The challenge faced by these prominent global and local news sites is that news is becoming accessible elsewhere and while a handful of people do opt to pay for the subscription for quality news, most people do not. Instead of getting information from established media agencies, readers often rely on the free news feeds on Facebook, and may not have the time and knowledge required to check the veracity of each article they read.

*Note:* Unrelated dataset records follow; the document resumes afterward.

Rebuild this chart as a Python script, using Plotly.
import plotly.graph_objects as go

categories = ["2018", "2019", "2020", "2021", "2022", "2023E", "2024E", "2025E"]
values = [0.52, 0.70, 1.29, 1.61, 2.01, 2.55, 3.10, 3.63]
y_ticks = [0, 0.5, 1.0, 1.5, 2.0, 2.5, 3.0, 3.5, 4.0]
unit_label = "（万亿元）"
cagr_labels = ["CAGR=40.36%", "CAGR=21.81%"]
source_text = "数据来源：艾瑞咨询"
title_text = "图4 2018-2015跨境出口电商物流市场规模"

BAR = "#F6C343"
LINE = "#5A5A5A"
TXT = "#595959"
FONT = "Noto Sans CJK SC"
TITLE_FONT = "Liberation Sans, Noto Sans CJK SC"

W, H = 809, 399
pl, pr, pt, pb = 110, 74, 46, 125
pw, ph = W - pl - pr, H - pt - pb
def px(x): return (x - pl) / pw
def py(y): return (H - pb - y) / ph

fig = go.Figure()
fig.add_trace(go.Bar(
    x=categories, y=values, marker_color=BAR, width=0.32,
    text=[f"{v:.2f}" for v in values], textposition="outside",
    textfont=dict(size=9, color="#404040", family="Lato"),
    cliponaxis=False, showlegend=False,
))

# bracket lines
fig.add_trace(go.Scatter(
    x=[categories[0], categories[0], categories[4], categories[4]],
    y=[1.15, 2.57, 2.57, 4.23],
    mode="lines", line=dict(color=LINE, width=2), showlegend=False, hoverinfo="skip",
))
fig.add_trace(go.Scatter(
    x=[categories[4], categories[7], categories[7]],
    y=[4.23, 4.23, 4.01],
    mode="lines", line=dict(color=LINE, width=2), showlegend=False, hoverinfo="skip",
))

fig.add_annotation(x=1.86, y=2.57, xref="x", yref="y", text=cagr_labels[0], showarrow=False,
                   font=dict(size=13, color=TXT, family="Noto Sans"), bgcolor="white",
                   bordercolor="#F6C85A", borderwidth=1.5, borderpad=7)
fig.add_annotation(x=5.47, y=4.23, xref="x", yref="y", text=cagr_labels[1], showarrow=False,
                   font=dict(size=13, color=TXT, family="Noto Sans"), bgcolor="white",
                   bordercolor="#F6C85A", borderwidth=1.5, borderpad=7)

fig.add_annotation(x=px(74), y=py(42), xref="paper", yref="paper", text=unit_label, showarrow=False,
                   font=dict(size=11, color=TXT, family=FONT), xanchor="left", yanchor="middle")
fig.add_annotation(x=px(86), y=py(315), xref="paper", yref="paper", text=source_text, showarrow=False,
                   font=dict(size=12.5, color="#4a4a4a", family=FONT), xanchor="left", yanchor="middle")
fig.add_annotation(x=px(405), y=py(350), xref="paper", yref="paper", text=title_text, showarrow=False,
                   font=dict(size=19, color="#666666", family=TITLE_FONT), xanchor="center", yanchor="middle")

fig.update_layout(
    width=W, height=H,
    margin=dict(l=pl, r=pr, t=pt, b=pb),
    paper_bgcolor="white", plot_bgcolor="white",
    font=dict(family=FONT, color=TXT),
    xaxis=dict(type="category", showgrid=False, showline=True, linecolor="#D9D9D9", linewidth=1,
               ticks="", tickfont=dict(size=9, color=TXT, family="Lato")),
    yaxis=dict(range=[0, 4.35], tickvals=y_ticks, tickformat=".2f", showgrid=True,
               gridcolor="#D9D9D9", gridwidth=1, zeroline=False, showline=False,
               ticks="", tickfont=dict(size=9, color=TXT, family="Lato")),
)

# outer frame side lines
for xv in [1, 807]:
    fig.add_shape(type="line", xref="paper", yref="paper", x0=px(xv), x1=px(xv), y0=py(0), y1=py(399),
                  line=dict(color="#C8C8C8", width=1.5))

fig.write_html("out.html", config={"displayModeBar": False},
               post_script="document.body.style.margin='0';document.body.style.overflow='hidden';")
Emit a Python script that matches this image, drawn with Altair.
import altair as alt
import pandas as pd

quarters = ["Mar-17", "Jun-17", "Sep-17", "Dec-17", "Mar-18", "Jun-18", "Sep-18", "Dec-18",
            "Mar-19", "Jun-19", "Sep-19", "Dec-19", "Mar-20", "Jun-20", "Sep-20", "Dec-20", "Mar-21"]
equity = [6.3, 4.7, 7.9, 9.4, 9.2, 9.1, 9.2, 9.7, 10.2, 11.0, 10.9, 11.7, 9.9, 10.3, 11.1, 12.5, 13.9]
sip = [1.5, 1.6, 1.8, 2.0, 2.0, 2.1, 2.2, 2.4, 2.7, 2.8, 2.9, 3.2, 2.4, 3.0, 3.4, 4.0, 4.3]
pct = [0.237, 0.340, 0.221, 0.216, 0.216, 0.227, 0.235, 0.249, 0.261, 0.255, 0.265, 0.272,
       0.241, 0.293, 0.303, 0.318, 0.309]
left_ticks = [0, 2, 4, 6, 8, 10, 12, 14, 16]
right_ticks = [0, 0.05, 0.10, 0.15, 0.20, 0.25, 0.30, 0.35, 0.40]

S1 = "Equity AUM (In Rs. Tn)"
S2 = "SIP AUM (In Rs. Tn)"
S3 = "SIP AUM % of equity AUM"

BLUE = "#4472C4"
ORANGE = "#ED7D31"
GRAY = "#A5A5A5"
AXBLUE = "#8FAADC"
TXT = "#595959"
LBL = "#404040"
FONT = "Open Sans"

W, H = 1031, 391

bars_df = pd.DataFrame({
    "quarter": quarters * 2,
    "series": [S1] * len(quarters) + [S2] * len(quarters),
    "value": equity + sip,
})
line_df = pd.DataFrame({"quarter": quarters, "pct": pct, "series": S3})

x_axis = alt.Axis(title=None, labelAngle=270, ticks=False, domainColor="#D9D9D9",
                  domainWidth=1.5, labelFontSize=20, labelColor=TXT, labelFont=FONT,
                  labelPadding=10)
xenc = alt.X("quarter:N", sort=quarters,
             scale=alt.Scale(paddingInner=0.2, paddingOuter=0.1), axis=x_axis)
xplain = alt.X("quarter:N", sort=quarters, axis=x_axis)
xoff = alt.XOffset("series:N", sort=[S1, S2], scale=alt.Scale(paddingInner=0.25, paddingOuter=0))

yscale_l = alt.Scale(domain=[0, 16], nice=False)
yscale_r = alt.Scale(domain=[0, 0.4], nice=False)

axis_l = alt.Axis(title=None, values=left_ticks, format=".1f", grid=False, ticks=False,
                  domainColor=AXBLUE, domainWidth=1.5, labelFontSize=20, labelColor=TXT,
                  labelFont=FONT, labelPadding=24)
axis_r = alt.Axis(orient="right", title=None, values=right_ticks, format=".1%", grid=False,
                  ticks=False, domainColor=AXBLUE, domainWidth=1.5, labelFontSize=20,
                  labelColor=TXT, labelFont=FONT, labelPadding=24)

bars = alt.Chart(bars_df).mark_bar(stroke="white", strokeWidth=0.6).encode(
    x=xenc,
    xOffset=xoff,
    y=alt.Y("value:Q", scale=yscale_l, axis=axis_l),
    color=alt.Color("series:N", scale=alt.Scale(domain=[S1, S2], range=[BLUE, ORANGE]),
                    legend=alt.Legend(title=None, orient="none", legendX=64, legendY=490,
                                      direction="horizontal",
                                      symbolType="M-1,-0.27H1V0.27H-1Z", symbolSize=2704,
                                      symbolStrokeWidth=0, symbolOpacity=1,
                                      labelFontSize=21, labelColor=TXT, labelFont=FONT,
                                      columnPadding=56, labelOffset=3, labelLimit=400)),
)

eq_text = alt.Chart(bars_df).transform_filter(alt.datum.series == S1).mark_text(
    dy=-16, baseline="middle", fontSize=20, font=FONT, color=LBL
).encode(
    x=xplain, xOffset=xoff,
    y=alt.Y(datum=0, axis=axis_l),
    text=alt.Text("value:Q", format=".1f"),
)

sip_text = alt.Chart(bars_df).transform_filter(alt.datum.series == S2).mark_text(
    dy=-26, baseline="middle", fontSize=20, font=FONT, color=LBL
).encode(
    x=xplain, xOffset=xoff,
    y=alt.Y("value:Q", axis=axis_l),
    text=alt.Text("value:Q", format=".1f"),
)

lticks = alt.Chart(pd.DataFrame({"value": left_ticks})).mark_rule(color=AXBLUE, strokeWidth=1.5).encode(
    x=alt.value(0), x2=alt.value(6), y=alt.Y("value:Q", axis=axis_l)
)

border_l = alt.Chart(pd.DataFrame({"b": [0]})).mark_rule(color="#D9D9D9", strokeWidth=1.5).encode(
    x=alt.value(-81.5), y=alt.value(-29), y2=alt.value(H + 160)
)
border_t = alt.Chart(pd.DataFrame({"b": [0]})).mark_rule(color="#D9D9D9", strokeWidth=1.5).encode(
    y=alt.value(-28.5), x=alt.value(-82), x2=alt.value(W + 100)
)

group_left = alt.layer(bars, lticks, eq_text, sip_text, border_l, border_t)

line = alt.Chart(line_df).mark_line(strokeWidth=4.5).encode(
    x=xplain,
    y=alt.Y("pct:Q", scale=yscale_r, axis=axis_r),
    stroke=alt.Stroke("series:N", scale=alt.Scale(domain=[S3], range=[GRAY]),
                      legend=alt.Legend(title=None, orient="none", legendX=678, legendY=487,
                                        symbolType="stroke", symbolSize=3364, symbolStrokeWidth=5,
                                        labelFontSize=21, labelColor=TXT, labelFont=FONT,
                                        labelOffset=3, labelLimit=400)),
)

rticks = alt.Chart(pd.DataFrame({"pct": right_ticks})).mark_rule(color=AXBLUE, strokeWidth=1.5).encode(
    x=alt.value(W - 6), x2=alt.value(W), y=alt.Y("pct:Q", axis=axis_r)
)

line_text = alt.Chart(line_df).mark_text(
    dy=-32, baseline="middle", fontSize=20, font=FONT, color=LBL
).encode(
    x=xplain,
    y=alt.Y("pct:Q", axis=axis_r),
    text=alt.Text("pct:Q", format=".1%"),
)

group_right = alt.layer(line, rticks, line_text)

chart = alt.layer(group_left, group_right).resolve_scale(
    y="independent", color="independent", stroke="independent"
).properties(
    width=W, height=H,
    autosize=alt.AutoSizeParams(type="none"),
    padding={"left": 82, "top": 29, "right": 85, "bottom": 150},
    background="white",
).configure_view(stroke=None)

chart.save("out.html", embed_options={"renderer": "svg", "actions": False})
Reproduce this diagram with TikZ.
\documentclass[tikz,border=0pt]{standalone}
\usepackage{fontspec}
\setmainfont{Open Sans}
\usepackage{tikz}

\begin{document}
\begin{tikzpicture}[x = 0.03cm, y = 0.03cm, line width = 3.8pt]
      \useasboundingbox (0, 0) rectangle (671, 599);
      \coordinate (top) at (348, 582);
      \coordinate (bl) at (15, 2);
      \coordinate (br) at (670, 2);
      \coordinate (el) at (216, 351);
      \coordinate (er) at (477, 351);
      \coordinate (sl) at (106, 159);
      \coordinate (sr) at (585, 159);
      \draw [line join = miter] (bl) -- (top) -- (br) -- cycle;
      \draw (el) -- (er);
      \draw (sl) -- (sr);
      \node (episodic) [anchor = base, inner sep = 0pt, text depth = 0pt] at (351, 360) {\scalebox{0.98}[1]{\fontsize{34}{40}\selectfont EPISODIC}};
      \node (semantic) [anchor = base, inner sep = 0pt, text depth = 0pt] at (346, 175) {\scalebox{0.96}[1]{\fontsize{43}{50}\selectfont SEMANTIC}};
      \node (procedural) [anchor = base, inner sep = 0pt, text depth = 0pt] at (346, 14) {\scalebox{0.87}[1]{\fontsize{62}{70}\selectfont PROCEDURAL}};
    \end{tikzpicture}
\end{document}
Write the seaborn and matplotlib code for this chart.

As such, media companies need to find a realistic revenue stream to continue to reach out to a broad readership. The New York Times, for example, prices itself at just US$7.50 per month for reading an unlimited number of articles. It also hosts events like live panel discussions hosted by its editors and journalists to add more value to advertisers and other partners. In short, news agencies need to get creative in order to maintain their bottom-lines, which in turn help to achieve a high quality of accurate news reporting.


Evolve to remain relevant

Besides being purveyors of accurate news, media outlets need to pivot to attract the modern reader, who often has a short and fickle attention span.

“Media companies and publications sites need to think about the type of content they want to push out and the people they are targeting,” says Joshua Benton.

“It isn’t just about quality journalism, it’s about the right kind of quality journalism for the specific kinds of people they would like to reach.”

With the digital age upon us now, media companies can integrate with tech heavyweights like Apple, Android and Google to better target their audience. Google News, for example, is a platform for consolidating headlines around the world. The panellists believe that integrating tech companies’ expertise in their digital targeting can help drive media companies to larger and more fitting audiences.

Alan Soon adds, “Media companies need to re-evaluate their strategies in terms of distribution and layout. It is important to try out new ideas and not stick to traditional ways of journalism as the digital era commences. It’s important to start using social media and tech platforms to propel journalism forward and to provide the important quality news that is lacking right now.”

Both panellists also agree that new media ventures can aim to tackle existing challenges by pushing out authentic, unique and important news that address certain social or environmental issues. Smaller companies should try to create traction by providing readers with a fresh, untainted perspective and innovate new ways to continue gaining traction while aiming to achieve profitability.